Porque no
acepto que la voluntad de diez representantes de nadie, modifiquen la
Constitución que fue creada con dificultad, con participación de diversos
actores políticos y sociales y que ha tenido tiempo de ser probada y hasta
cuestionada en diferentes escenarios. Es
suficiente con que nuestros presidentes acomoden la Carta Magna a sus intereses
políticos, e introduzcan alteraciones sustanciales al equilibrio de poderes,
con que entreguemos la justicia a países extranjeros, con que el marco
constitucional sirva para ampliar la desigualdad e impedir el desarrollo
económico, limite las posibilidades y la iniciativa de los ciudadanos, con que
los avances en la participación sean estrangulados por políticos y juristas,
cuyo único interés es maximizar la utilidad y la cuota de poder burocrático, con
que la salud y la educación de un pueblo estén en manos de mercaderes, que no
están interesados en mejorar la calidad de vida de los sectores populares.
Porque ni
el Gobierno Nacional, ni los negociadores de La Habana, ni la oposición radical
al proceso de paz representan el pensamiento de quienes día a día construyen y
defienden este país. No existe por parte
de estos actores del escenario político ninguna intención de superar las graves
restricciones que existen para la democracia y la justicia en Colombia. Más allá de proteger sus intereses y ocultar
sus responsabilidad en la promoción de las peores enfermedades de la sociedad
colombiana, los firmantes de los acuerdos, tanto como sus detractores, se
limitan a posicionarse para una nueva repartición de poder que en nada va a
beneficiar a la ciudadanía. Las
enfermedades que ellos han contribuido a extender por el país no son otras que
la violencia generalizada, la evasión de responsabilidades, la falta de
solidaridad y de misericordia, el
individualismo, la indiferencia y la falta respeto de los valores que esta
tierra había construido, como el amor por la tierra, por los lazos familiares,
por la decencia en el trato personal y muchos otros que ya ni reconoceríamos como
propios, pues la falta de su práctica los ha convertido en elementos en desuso.
Porque ni
las prácticas política del Gobierno, los negociadores ni las de la oposición me
ilusionan con un futuro mejor. Con
cualquiera de ellos la corrupción seguirá arrebatando los recursos para la
construcción de un país mejor, los poderosos se seguirán repartiendo el
presupuesto y los puestos de dirección del Estado, la justicia seguirá
maniatada, cercenada y parcial, las oportunidades seguirán pasando al lado, sin
que la inteligencia y la recursividad de
los trabajadores puedan aprovecharlas, pues el Estado en lugar de incentivar la
iniciativa la coarta, la entraba y la frustra.
Porque la
paz no se puede construir a partir de unas declaraciones pretensiosas, sino con
un trabajo permanente y disciplinado que cambie la orientación de la política,
la economía y el espíritu de solidaridad.
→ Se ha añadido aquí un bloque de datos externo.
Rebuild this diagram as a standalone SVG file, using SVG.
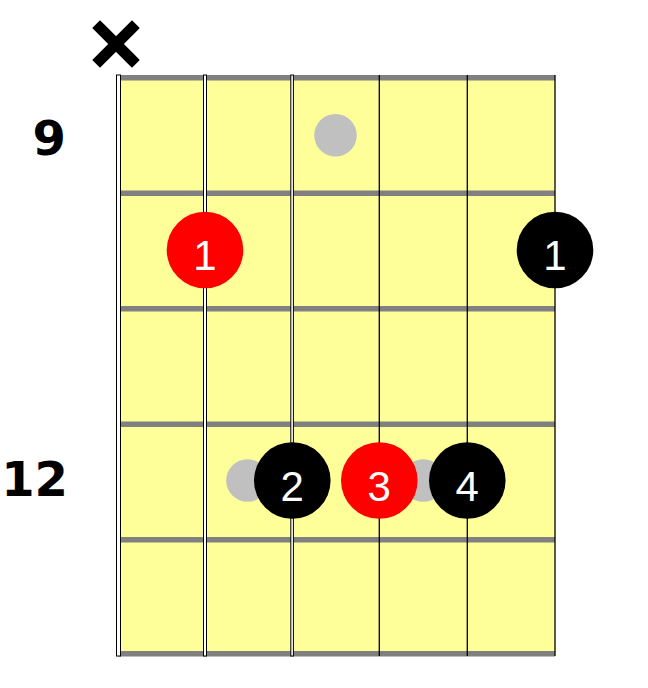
<svg xmlns="http://www.w3.org/2000/svg" width="648" height="688" viewBox="0 0 648 688">
<style>
.fret{fill:#808080}
.thick{fill:#fff;stroke:#000;stroke-width:1}
.thin{stroke:#000;stroke-width:1.3}
.gray{fill:#c0c0c0}
.num{font-family:"Liberation Sans",Arial,sans-serif;font-size:42px;fill:#fff;text-anchor:middle}
.fno{font-family:"DejaVu Sans",Verdana,sans-serif;font-weight:bold;font-size:48px;fill:#000;text-anchor:end}
</style>
<rect width="648" height="688" fill="#fff"/>
<g id="board">
<rect x="118" y="75" width="437" height="581" fill="#ffff99"/>
<rect class="fret" x="118" y="75" width="437" height="5.5"/>
<rect class="fret" x="118" y="190.5" width="437" height="5.5"/>
<rect class="fret" x="118" y="306" width="437" height="5.5"/>
<rect class="fret" x="118" y="421.5" width="437" height="5.5"/>
<rect class="fret" x="118" y="537" width="437" height="5.5"/>
<rect class="fret" x="118" y="651" width="437" height="5.5"/>
<rect class="thick" x="116.5" y="75" width="4" height="581"/>
<rect class="thick" x="203.5" y="75" width="3" height="581"/>
<rect class="thick" x="290.8" y="75" width="2.6" height="581"/>
<line class="thin" x1="379.3" y1="75" x2="379.3" y2="656"/>
<line class="thin" x1="467.3" y1="75" x2="467.3" y2="656"/>
<line class="thin" x1="555" y1="75" x2="555" y2="656"/>
</g>
<g id="mute">
<path d="M100 28 L132 60 M132 28 L100 60" stroke="#000" stroke-width="11" stroke-linecap="square"/>
</g>
<g id="fret-labels">
<text class="fno" x="66" y="155">9</text>
<text class="fno" x="68" y="496">12</text>
</g>
<g id="ghost-dots">
<circle class="gray" cx="335.5" cy="135.3" r="21.3"/>
<circle class="gray" cx="247.5" cy="480.5" r="21.3"/>
<circle class="gray" cx="423.3" cy="480.5" r="21.3"/>
</g>
<g id="n1a"><circle cx="205" cy="250" r="38.3" fill="#ff0000"/><text class="num" x="205" y="270">1</text></g>
<g id="n1b"><circle cx="555" cy="250" r="38.3" fill="#000"/><text class="num" x="555" y="270">1</text></g>
<g id="n2"><circle cx="292.3" cy="480.5" r="38.3" fill="#000"/><text class="num" x="292.3" y="501">2</text></g>
<g id="n3"><circle cx="379.3" cy="480.5" r="38.3" fill="#ff0000"/><text class="num" x="379.3" y="501">3</text></g>
<g id="n4"><circle cx="467.3" cy="480.5" r="38.3" fill="#000"/><text class="num" x="467.3" y="501">4</text></g>
</svg>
Aún falta mucho para que los colombianos nos respetemos como ciudadanos,
el trato que le damos a nuestros opositores e inclusive a nuestros familiares
no permite ser optimista en el cambio de las costumbres arraigadas desde
finales de los ochenta. La cultura del
más vivo, del oportunista, del engaño, de la mentira siguen siendo cotidianas
en nuestra vida ciudadana, y las autoridades aprovechan este enfoque para
apuntalarse en sus centros de poder. Nada nos hace pensar que el callar de los
disparos y las explosiones mejore nuestras relaciones como sociedad y
conglomerado humano. Tampoco habrá
recursos financieros ni humanos para el cambio, pues la crisis del país y las
orientaciones de la política internacional no ofrecen un horizonte despejado.
Definitivamente,
ese día mejor me voy a dedicar a soñar con un mundo mejor.